人は同じ事を繰り返す
人は同じ事を繰り返す生き物である。
長い歴史を見てもそうだが、今回の話は1人の人間の一生の中の話である。
例えば、大好きな映画を繰り返し観たり、食事をするとなるとお気に入りのレストランばかり訪れたり、
買い物をする時もいつもと同じものばかりを買ったりする。
このように人は同じ事を繰り返す。
その中でもフロイトは、その人にとって有害な行動ですら繰り返す人間の習性に興味を持っていた。
行動心理学者のB.F. スキナーが提唱したように、人間は嬉しかった事や楽しかった事など、ポジティブな事はまた繰り返す傾向がある。
例えば、勉強を頑張ってテストでいい点数を取り、母親に欲しかったゲームを買ってもらえたら、より一層勉強に励むようになる。
子供が親に褒められると何度もその行動を繰り返すのはこれが理由である。
しかし、スキナーの理論では、ネガティブな結果を招いた行動は人間は繰り返さない傾向があると述べている。
例えば、高いところからジャンプをして骨折すると、もうしないようになる。
悪い事をして怒られると今後しなくなる。
このように、行動心理学的には、過去の辛い経験やネガティブな経験はあまり繰り返されないとされている。
しかし、フロイトによると、人は過去のトラウマや辛い経験すらも何度も繰り返すそうだ。
例えば、過去に恋人から暴力や性的暴行を受けた経験のある人は、その後もそのような恋人と付き合うケースが多い。
また、ストレスや不安から逃れるために飲酒や喫煙、薬物を繰り返す人もいる。
彼らは、それが良くない事である事は分かっている。
客観的に見ても繰り返さない方が良い事は一目瞭然である。
しかし、なぜ彼らは同じ行為を繰り返すのか?
フロイトはこの傾向を「反復強迫(repetition compulsion)」と読んだ。
これは、過去のトラウマや辛い経験と同じ状況を再度作り出す事で、そのトラウマを乗り越えようとする無意識的な欲求の事である。
「もっとこうすれば」とか「今回はこういう風に話せば」とか「あの時とは違ってこんな風に付き合えば」というように、過去に乗り越えられなかったトラウマや経験を、その時とは行動や考え方を変えて乗り越えようとするのだ。
しかし、ほとんどの場合、上手くいかない。
過去に恋人から身体的・精神的暴力を受け苦しんだ人は、また暴力的な恋人を作る事でその時のトラウマを乗り越えようとする。
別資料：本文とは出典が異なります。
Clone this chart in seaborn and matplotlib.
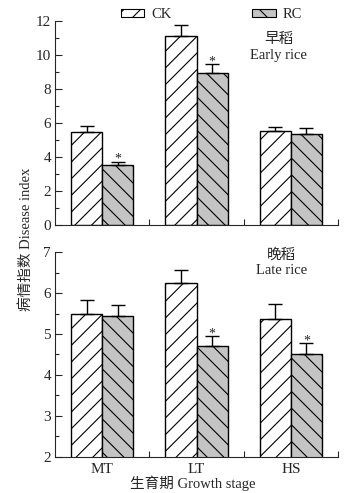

しかし、乗り越える事が出来ず、また同じ事で苦しむのだ。
このように同じ事を繰り返す人は、ただ学ばない人というわけではないのかもしれない。
過去のトラウマを必死で乗り越え、強くなろうとしているのかもしれない。
逆に、同じ事を繰り返す人は過去にトラウマや苦い経験があるのかもしれない。
それが分かれば何度も何度も同じ事を繰り返さなくて済むかもしれない。
最後まで読んで頂きありがとうございました。